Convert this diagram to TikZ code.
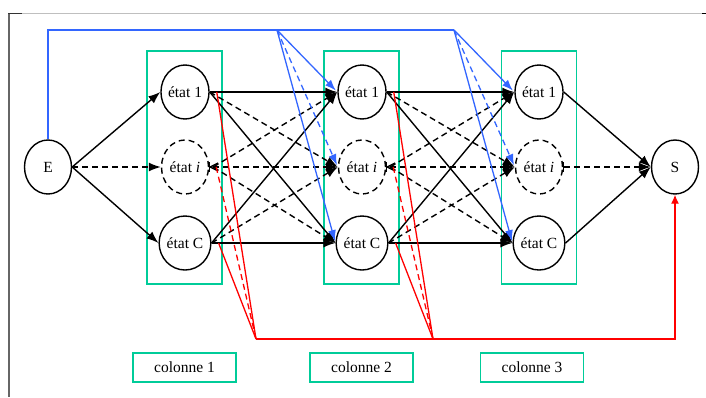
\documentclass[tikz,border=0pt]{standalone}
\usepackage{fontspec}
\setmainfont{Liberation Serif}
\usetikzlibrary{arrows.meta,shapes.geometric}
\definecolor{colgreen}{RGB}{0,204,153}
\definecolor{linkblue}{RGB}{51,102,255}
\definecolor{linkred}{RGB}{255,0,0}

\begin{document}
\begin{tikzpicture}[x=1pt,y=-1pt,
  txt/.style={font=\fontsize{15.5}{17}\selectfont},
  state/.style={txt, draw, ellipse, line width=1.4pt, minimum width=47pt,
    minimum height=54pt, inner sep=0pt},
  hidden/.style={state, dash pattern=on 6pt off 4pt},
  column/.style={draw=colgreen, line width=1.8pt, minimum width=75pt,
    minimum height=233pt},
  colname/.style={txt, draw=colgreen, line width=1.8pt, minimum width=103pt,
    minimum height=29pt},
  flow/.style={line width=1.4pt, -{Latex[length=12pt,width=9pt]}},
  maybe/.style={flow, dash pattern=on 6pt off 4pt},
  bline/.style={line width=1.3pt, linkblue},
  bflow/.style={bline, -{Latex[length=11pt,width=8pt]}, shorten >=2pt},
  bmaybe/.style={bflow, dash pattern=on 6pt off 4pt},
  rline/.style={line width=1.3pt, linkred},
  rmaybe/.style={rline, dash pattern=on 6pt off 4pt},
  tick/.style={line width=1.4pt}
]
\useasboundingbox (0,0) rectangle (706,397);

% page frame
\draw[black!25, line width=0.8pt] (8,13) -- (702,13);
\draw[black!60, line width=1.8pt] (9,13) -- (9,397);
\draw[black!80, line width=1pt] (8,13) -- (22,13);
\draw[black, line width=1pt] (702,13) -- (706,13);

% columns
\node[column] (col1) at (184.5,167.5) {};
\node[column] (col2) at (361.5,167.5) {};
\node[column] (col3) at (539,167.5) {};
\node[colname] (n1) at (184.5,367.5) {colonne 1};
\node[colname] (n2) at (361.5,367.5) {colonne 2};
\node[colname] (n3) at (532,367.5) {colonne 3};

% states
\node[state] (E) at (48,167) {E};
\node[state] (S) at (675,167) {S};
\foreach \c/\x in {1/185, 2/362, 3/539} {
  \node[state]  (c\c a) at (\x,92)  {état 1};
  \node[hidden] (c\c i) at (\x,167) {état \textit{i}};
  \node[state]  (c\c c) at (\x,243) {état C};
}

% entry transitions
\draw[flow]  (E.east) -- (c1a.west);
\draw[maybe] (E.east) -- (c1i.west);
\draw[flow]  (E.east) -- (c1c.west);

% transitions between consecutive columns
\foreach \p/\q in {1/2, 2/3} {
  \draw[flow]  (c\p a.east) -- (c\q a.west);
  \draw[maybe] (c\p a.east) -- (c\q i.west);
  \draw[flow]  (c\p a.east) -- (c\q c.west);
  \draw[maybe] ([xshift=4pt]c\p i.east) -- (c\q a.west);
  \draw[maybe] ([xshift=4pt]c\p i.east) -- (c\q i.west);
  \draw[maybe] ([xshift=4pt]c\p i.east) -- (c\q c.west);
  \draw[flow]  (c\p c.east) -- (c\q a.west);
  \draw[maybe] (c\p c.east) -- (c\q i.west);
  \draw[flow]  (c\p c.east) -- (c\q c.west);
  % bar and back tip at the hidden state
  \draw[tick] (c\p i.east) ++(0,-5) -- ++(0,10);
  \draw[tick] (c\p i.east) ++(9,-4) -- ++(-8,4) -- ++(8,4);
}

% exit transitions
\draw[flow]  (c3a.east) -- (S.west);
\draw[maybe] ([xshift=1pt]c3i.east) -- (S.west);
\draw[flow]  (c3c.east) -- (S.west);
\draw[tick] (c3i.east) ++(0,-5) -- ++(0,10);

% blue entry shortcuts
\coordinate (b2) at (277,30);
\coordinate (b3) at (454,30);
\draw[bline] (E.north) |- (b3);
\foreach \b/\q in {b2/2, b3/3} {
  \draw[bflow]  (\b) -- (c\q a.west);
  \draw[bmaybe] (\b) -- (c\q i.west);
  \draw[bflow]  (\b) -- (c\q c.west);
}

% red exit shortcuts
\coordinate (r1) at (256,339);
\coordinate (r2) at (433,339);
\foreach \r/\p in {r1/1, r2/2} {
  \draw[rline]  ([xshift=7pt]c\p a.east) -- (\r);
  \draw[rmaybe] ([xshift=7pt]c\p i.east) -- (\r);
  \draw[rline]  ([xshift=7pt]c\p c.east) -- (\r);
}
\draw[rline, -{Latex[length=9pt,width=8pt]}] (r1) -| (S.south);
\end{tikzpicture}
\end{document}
----
WRITTEN INSTRUCTION ▸
With the pictures left out, restate word for word every line of the data above, from the first down to the line that contains "(0,0) rectangle (706,397);".

CORRECT ANSWER ▸
Convert this diagram to TikZ code.
\documentclass[tikz,border=0pt]{standalone}
\usepackage{fontspec}
\setmainfont{Liberation Serif}
\usetikzlibrary{arrows.meta,shapes.geometric}
\definecolor{colgreen}{RGB}{0,204,153}
\definecolor{linkblue}{RGB}{51,102,255}
\definecolor{linkred}{RGB}{255,0,0}

\begin{document}
\begin{tikzpicture}[x=1pt,y=-1pt,
  txt/.style={font=\fontsize{15.5}{17}\selectfont},
  state/.style={txt, draw, ellipse, line width=1.4pt, minimum width=47pt,
    minimum height=54pt, inner sep=0pt},
  hidden/.style={state, dash pattern=on 6pt off 4pt},
  column/.style={draw=colgreen, line width=1.8pt, minimum width=75pt,
    minimum height=233pt},
  colname/.style={txt, draw=colgreen, line width=1.8pt, minimum width=103pt,
    minimum height=29pt},
  flow/.style={line width=1.4pt, -{Latex[length=12pt,width=9pt]}},
  maybe/.style={flow, dash pattern=on 6pt off 4pt},
  bline/.style={line width=1.3pt, linkblue},
  bflow/.style={bline, -{Latex[length=11pt,width=8pt]}, shorten >=2pt},
  bmaybe/.style={bflow, dash pattern=on 6pt off 4pt},
  rline/.style={line width=1.3pt, linkred},
  rmaybe/.style={rline, dash pattern=on 6pt off 4pt},
  tick/.style={line width=1.4pt}
]
\useasboundingbox (0,0) rectangle (706,397);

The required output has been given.